Brooklyn District Attorney Charles “Joe” Hynes thinks he is wielding a new, extra-legal deterrent against police corruption — his debut novel.
It took him 13 years to get it published — far longer than it took him to get a conviction in the Howard Beach beatings in 1987 — but he thinks “Triple Homicide” can be a cautionary tale for all the rookies out on the beat.
“My hope is someday a young cop will walk up to me and say, ‘I read your book and it scared the hell out of me,’ ” Hynes said after reading a chapter at Red Hook’s new bar, Rocky Sullivan’s, on Tuesday night.
“Triple Homicide” is the hardboiled story of a young NYPD sergeant’s fight to clear his name after murder charges are pinned on him by crooked cops. It received good reviews this summer, but sales have been modest.
No matter. Hynes said he felt compelled to write the cop story because of “how easily many [cops] were corrupted by chump change.”
Not that he means it in a negative way, of course. Hynes is apparently so concerned that his book might be considered an attack on the men and women in blue that he prefaced his reading by saying the story “arose out of my profound admiration for the New York Police Department.”

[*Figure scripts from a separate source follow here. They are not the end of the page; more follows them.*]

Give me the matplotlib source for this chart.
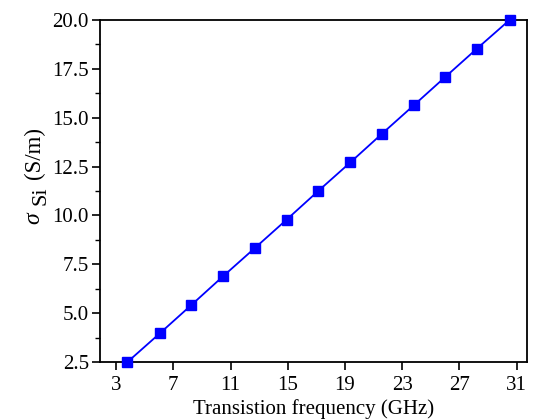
import numpy as np
import matplotlib
matplotlib.use("Agg")
import matplotlib.pyplot as plt
from matplotlib.ticker import MultipleLocator, FormatStrFormatter

plt.rcParams['font.family'] = ['Liberation Serif', 'DejaVu Serif']
plt.rcParams['mathtext.fontset'] = 'custom'
plt.rcParams['mathtext.rm'] = 'Liberation Serif'
plt.rcParams['mathtext.it'] = 'Liberation Serif:italic'

freq = [3.8, 6.05, 8.27, 10.47, 12.7, 14.93, 17.13, 19.37, 21.57, 23.8, 26.0, 28.23, 30.5]
sigma = [2.5, 3.96, 5.42, 6.88, 8.33, 9.79, 11.25, 12.71, 14.17, 15.63, 17.08, 18.54, 20.0]

W, H = 535, 420
fig = plt.figure(figsize=(W/100, H/100), dpi=100)
ax = fig.add_axes([100/W, 1 - 362/H, 427/W, 342/H])

ax.plot(freq, sigma, color='#0000FF', lw=1.3, marker='s', ms=7.5,
        markeredgecolor='#0000FF', clip_on=False, zorder=3)

ax.set_xlim(1.88, 31.72)
ax.set_ylim(2.5, 20.0)
ax.set_xticks(np.arange(3, 32, 4))
ax.yaxis.set_major_locator(MultipleLocator(2.5))
ax.yaxis.set_minor_locator(MultipleLocator(1.25))
ax.yaxis.set_major_formatter(FormatStrFormatter('%.1f'))
ax.tick_params(axis='both', which='major', direction='out', length=6, width=1.2,
               labelsize=15, colors='black')
ax.tick_params(axis='x', pad=4)
ax.tick_params(axis='y', pad=2)
ax.tick_params(axis='y', which='minor', direction='out', length=3.5, width=1.0)
for s in ax.spines.values():
    s.set_linewidth(1.3)

ax.set_xlabel('Transistion frequency (GHz)', fontsize=15, labelpad=3)

# y label built from pieces so the subscript keeps a readable size
def px(x, y):
    return x / W, 1 - y / H

fig.text(*px(34, 153), '(S/m)', rotation=90, ha='center', va='center', fontsize=16.5)
fig.text(*px(41, 196), 'Si', rotation=90, ha='center', va='center', fontsize=16)
fig.text(*px(34, 218), r'$\sigma$', rotation=90, ha='center', va='center', fontsize=17)

fig.savefig('out.png', dpi=100)
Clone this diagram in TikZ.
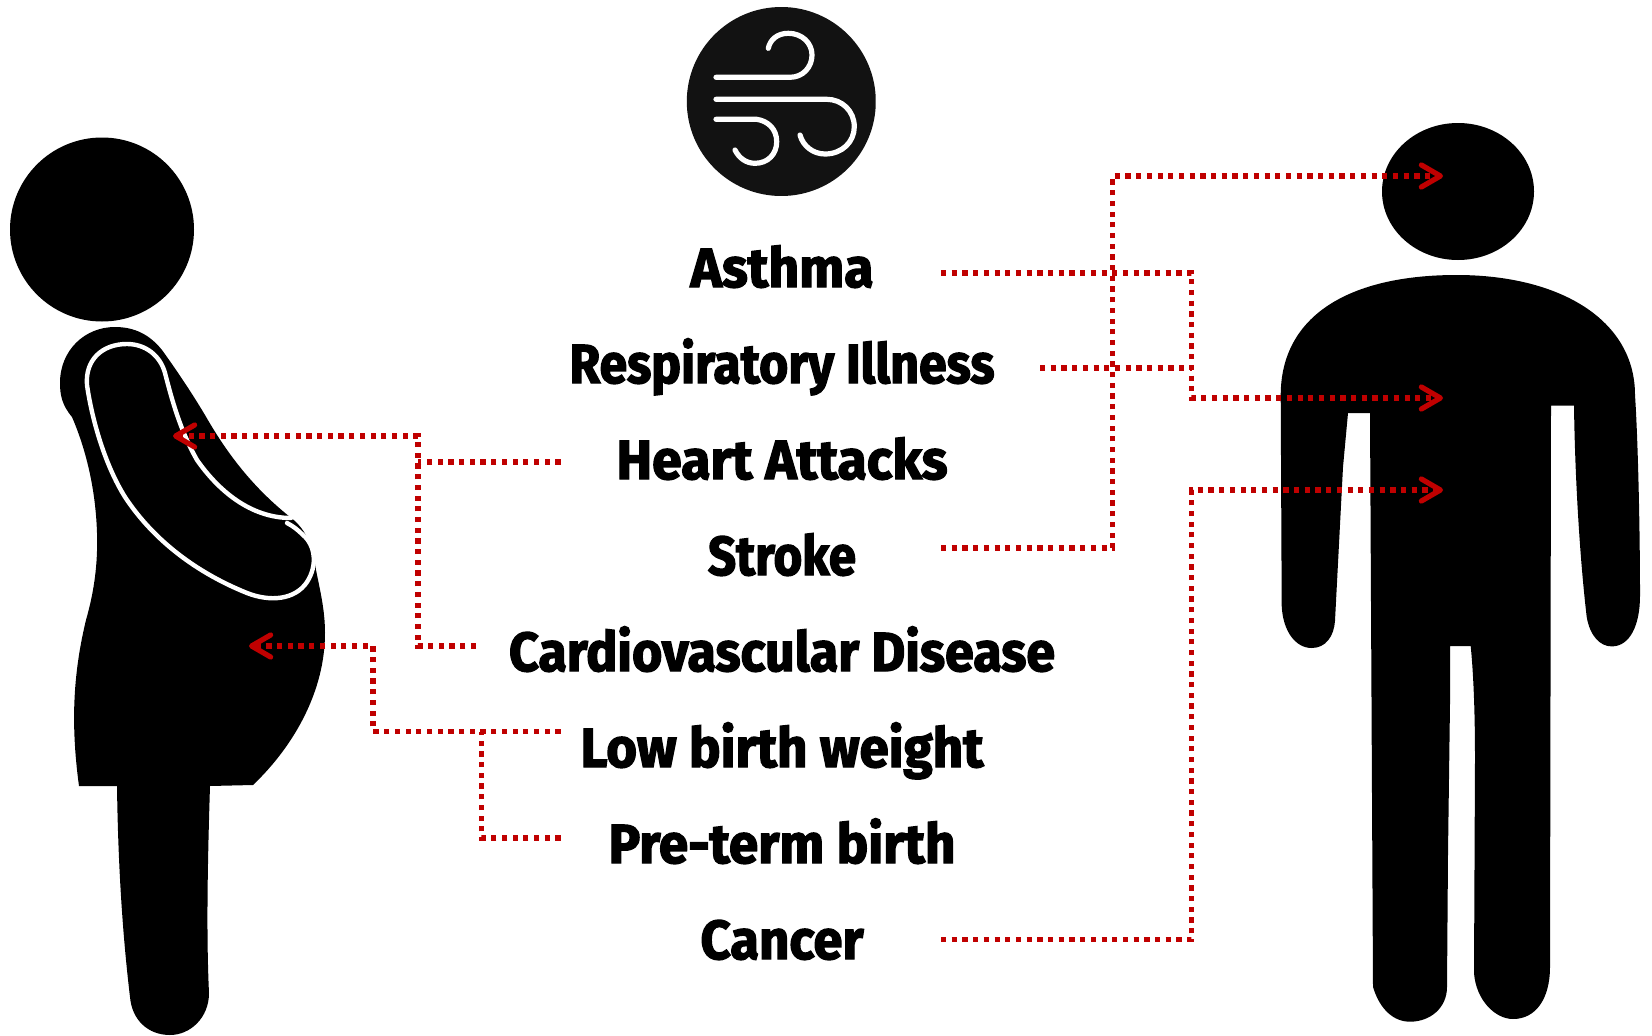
\documentclass[tikz,border=0pt]{standalone}
\usepackage{fontspec}
\setmainfont{Fira Sans}[BoldFeatures={FakeBold=2.5}]
\usetikzlibrary{arrows.meta}
\definecolor{linkred}{HTML}{C00000}
\newcommand{\fitlabel}[2]{\resizebox{#1pt}{\height}{\fontsize{55}{60}\selectfont\bfseries #2}}
\tikzset{
  silhouette/.style={fill=black,draw=none},
  bodyline/.style={draw=white,line width=4.4pt,line cap=round,line join=round},
  windline/.style={draw=white,line width=5.2pt,line cap=round,line join=round},
  disease/.style={anchor=base,inner sep=0pt,text=black},
  linkline/.style={draw=linkred,line width=5.6pt,dash pattern=on 5.2pt off 5.5pt},
  linkarrow/.style={linkline,-{Straight Barb[length=19pt,width=22pt,line width=5.2pt,round]}}
}
\begin{document}
\begin{tikzpicture}[x=1pt,y=-1pt]
\useasboundingbox[fill=white] (0,0) rectangle (1652,1036);

% Wind icon
\begin{scope}
\clip (680,0) rectangle (875.5,195.5);
\fill[fill=black!93] (781.3,101.5) circle (94.5);
\draw[windline] (716,77.3) -- (790,77.3) .. controls (803,77.3) and (812,67) .. (812,55) .. controls (812,43) and (802,33.3) .. (788.3,33.3) .. controls (777,33.3) and (770,40) .. (768.3,48.3);
\draw[windline] (716,99.3) -- (826.7,99.3) .. controls (842,99.3) and (854.3,111) .. (854.3,126.7) .. controls (854.3,142) and (842,154) .. (825,154) .. controls (813,154) and (803,146) .. (800,135);
\draw[windline] (716,119.3) -- (756.7,119.3) .. controls (768,121) and (776.7,129) .. (776.7,141.7) .. controls (776.7,154) and (768,163.3) .. (755,163.3) .. controls (746,163.3) and (739,158) .. (735,150);
\end{scope}

% Pregnant woman
\fill[silhouette] (102,229.5) circle (92);
\fill[silhouette] (253,785) -- (210,786) .. controls (208,850) and (206,930) .. (209,993) .. controls (209,1018) and (190,1035) .. (170,1035) .. controls (148,1035) and (132,1020) .. (130,997) .. controls (122,930) and (118,860) .. (117,786) -- (79,786) .. controls (70,720) and (74,670) .. (86,620) .. controls (96,585) and (100,550) .. (95,505) .. controls (91,470) and (82,440) .. (72,417) .. controls (62,405) and (60,395) .. (60,383) .. controls (60,350) and (85,327) .. (115,327) .. controls (135,327) and (150,335) .. (162,350) .. controls (175,368) and (190,390) .. (205,415) .. controls (225,450) and (250,485) .. (290,517) .. controls (305,528) and (313,545) .. (316,570) .. controls (320,590) and (325,610) .. (325,633) .. controls (325,690) and (295,745) .. (253,785) -- cycle;
\draw[bodyline] (291,518) .. controls (250,518) and (218,490) .. (197,460) .. controls (180,430) and (172,400) .. (165,373) .. controls (160,355) and (145,344) .. (127,344) .. controls (102,344) and (85,360) .. (87,385) .. controls (92,420) and (105,465) .. (125,497) .. controls (150,535) and (190,570) .. (247,593) .. controls (270,602) and (295,600) .. (307,582) .. controls (318,565) and (315,545) .. (303,535) .. controls (298,530) and (293,526) .. (287,523);

% Man
\fill[silhouette] (1458,191.5) ellipse [x radius=76,y radius=68.5];
\fill[silhouette] (1551,405.7) -- (1574,405.7) .. controls (1575,480) and (1580,560) .. (1586.7,617) .. controls (1590,636) and (1600,646.4) .. (1611.7,646.4) .. controls (1630,646.4) and (1640,625) .. (1640,595.7) .. controls (1640,530) and (1638,440) .. (1635,395) .. controls (1635,320) and (1560,275) .. (1456.7,275) .. controls (1350,275) and (1281,315) .. (1280.7,395) -- (1281.7,606) .. controls (1283,632) and (1296,648) .. (1311.7,648) .. controls (1326,648) and (1334,636) .. (1335,620.7) -- (1343,467) -- (1348,413) -- (1370,413) -- (1373,987) .. controls (1380,1010) and (1394,1021.7) .. (1410,1021.7) .. controls (1430,1021.7) and (1447,1008) .. (1447,987) -- (1448,853) -- (1450,703) -- (1450,646) -- (1470.7,646) .. controls (1474,680) and (1475,720) .. (1475,760) -- (1474,973) .. controls (1476,1000) and (1495,1019) .. (1513,1019) .. controls (1535,1019) and (1550,1000) .. (1550,966.7) -- cycle;

% Labels
\node[disease] (asthma) at (782,287) {\fitlabel{183}{Asthma}};
\node[disease] (resp) at (782,383) {\fitlabel{425}{Respiratory Illness}};
\node[disease] (heart) at (782,479) {\fitlabel{331}{Heart Attacks}};
\node[disease] (stroke) at (782,575) {\fitlabel{148}{Stroke}};
\node[disease] (cvd) at (782,671) {\fitlabel{546}{Cardiovascular Disease}};
\node[disease] (lbw) at (782,767) {\fitlabel{403}{Low birth weight}};
\node[disease] (ptb) at (782,863) {\fitlabel{347}{Pre-term birth}};
\node[disease] (cancer) at (782,959) {\fitlabel{163}{Cancer}};

% Connector ends
\coordinate (asthmaOut) at (941,273);
\coordinate (respOut) at (1040,368);
\coordinate (strokeOut) at (941,548);
\coordinate (cancerOut) at (941,939.5);
\coordinate (heartOut) at (560.5,462);
\coordinate (cvdOut) at (476,646);
\coordinate (lbwOut) at (560.5,731.5);
\coordinate (ptbOut) at (560.5,838);
\coordinate (manHead) at (1443,176);
\coordinate (manChest) at (1443,398);
\coordinate (manBelly) at (1443,490);
\coordinate (heartPt) at (173,436);
\coordinate (wombPt) at (249,646);
\coordinate (busA) at (1191.6,273);
\coordinate (busB) at (1191.6,368);
\coordinate (busC) at (418,462);
\coordinate (busD) at (481.5,731.5);

% Connectors
\draw[linkarrow] (strokeOut) -- (1112.6,548) -- (1112.6,176) -- (manHead);
\draw[linkarrow] (asthmaOut) -- (busA) -- (1191.6,398) -- (manChest);
\draw[linkline] (respOut) -- (busB);
\draw[linkarrow] (cancerOut) -- (1191.6,939.5) -- (1191.6,490) -- (manBelly);
\draw[linkarrow] (cvdOut) -- (418,646) -- (418,436) -- (heartPt);
\draw[linkline] (heartOut) -- (busC);
\draw[linkarrow] (lbwOut) -- (373,731.5) -- (373,646) -- (wombPt);
\draw[linkline] (ptbOut) -- (481.5,838) -- (busD);
\end{tikzpicture}
\end{document}
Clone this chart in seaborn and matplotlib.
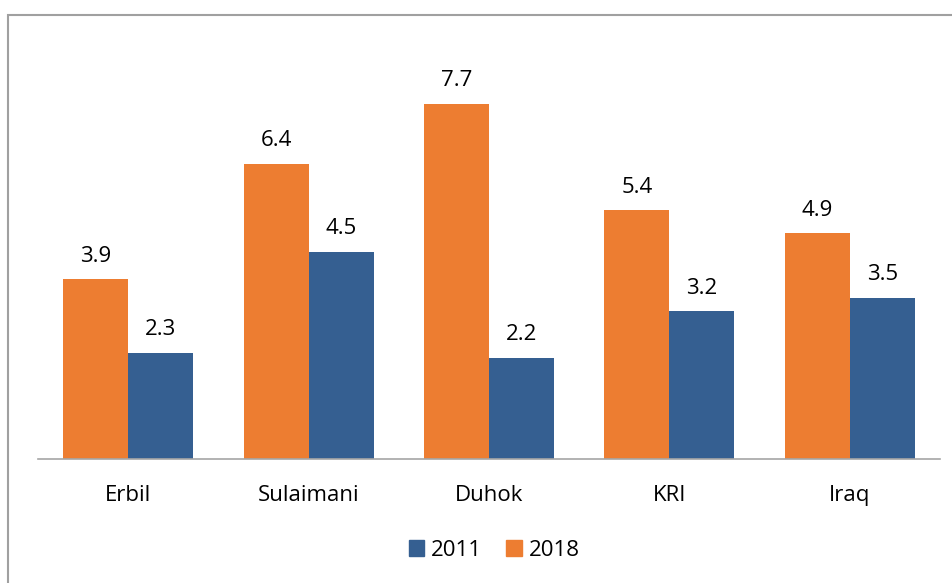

Some admiration! Hynes said graft has been an enduring problem in the NYPD because of loyalty among cops.
“Cyclical corruption,” he said, has been exposed “every 20 years for about 100 years” because of the “blue wall of silence.”
The audience quickly bought up all the available copies of Hynes’s book, whose real events, neighborhoods and characters will be recognizable to anyone familiar with the 1970s and ’80s.
“I can remember a lot of the events,” said Jim Boyle, the former head of the firefighters union. “It holds your interest and the ending caught me,” Boyle added while socializing with a friend at the bar.
“I think it’s great how passionate he is about the topic,” added Corey Calabrese, a Fordham law student.